Beginning with the first line, set down every line through the one containing "Y_MAX = 60.02", exactly as it appears, but not the pictures.
■ ■ ■ ■
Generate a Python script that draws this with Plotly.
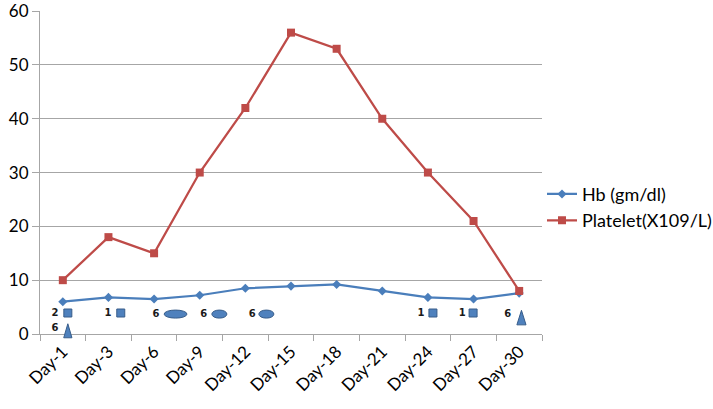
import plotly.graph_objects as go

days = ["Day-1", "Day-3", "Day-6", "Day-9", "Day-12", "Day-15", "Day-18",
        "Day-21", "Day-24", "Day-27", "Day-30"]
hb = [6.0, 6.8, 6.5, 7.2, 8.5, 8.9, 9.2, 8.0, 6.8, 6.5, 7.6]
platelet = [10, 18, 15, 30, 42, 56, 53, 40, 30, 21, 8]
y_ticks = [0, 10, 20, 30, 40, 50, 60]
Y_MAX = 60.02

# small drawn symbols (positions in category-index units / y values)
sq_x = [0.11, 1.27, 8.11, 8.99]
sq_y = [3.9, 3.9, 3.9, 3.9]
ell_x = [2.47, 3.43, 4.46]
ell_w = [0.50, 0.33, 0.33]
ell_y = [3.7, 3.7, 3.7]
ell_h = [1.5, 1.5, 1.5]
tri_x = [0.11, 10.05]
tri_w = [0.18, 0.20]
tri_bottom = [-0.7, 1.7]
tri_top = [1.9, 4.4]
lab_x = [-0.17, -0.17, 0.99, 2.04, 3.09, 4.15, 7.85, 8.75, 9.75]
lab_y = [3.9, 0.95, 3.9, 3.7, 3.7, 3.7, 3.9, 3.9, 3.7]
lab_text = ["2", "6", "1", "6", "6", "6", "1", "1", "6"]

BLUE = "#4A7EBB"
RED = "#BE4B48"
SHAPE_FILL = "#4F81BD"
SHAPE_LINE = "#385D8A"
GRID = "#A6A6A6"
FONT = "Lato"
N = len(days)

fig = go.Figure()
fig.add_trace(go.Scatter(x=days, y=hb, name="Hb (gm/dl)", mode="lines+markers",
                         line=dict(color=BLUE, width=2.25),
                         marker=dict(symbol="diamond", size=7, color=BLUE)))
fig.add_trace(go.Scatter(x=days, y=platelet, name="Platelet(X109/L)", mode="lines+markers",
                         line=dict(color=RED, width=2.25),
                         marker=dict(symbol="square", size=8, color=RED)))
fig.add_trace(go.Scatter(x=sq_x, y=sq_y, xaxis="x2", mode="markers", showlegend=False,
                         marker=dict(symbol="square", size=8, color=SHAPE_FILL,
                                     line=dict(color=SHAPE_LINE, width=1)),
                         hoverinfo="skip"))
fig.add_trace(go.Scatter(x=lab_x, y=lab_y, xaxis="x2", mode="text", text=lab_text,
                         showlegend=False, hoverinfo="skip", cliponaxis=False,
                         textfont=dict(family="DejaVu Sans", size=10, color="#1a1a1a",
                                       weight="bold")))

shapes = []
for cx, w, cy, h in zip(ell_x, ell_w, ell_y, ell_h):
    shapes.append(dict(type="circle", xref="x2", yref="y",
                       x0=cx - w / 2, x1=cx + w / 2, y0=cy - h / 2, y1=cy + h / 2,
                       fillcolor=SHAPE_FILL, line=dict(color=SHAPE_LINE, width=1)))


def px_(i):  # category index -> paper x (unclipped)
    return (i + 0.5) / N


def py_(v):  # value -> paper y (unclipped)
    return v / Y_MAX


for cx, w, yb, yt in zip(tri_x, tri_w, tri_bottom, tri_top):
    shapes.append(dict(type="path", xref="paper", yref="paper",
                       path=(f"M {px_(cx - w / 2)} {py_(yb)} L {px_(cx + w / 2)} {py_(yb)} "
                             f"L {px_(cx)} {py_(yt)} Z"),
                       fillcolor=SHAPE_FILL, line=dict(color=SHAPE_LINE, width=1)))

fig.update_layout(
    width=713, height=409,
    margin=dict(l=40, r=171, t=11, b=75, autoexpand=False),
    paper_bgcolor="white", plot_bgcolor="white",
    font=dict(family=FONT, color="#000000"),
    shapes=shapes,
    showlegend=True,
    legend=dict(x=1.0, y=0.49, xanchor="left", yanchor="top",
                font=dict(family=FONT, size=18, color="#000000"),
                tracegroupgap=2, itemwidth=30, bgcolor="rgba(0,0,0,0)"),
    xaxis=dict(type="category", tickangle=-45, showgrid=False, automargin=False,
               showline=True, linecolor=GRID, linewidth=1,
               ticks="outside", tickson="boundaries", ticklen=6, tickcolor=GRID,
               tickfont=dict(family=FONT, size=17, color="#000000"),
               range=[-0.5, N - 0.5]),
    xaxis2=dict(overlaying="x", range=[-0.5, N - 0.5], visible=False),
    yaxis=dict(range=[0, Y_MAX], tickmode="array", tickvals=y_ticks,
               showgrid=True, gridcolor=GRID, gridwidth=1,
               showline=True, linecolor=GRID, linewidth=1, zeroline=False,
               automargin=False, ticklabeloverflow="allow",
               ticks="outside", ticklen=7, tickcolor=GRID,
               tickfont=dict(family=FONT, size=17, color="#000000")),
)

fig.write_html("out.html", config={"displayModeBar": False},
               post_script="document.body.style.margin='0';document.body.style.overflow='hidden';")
■ ■ ■ ■
Answer to this task:
Generate a Python script that draws this with Plotly.
import plotly.graph_objects as go

days = ["Day-1", "Day-3", "Day-6", "Day-9", "Day-12", "Day-15", "Day-18",
        "Day-21", "Day-24", "Day-27", "Day-30"]
hb = [6.0, 6.8, 6.5, 7.2, 8.5, 8.9, 9.2, 8.0, 6.8, 6.5, 7.6]
platelet = [10, 18, 15, 30, 42, 56, 53, 40, 30, 21, 8]
y_ticks = [0, 10, 20, 30, 40, 50, 60]
Y_MAX = 60.02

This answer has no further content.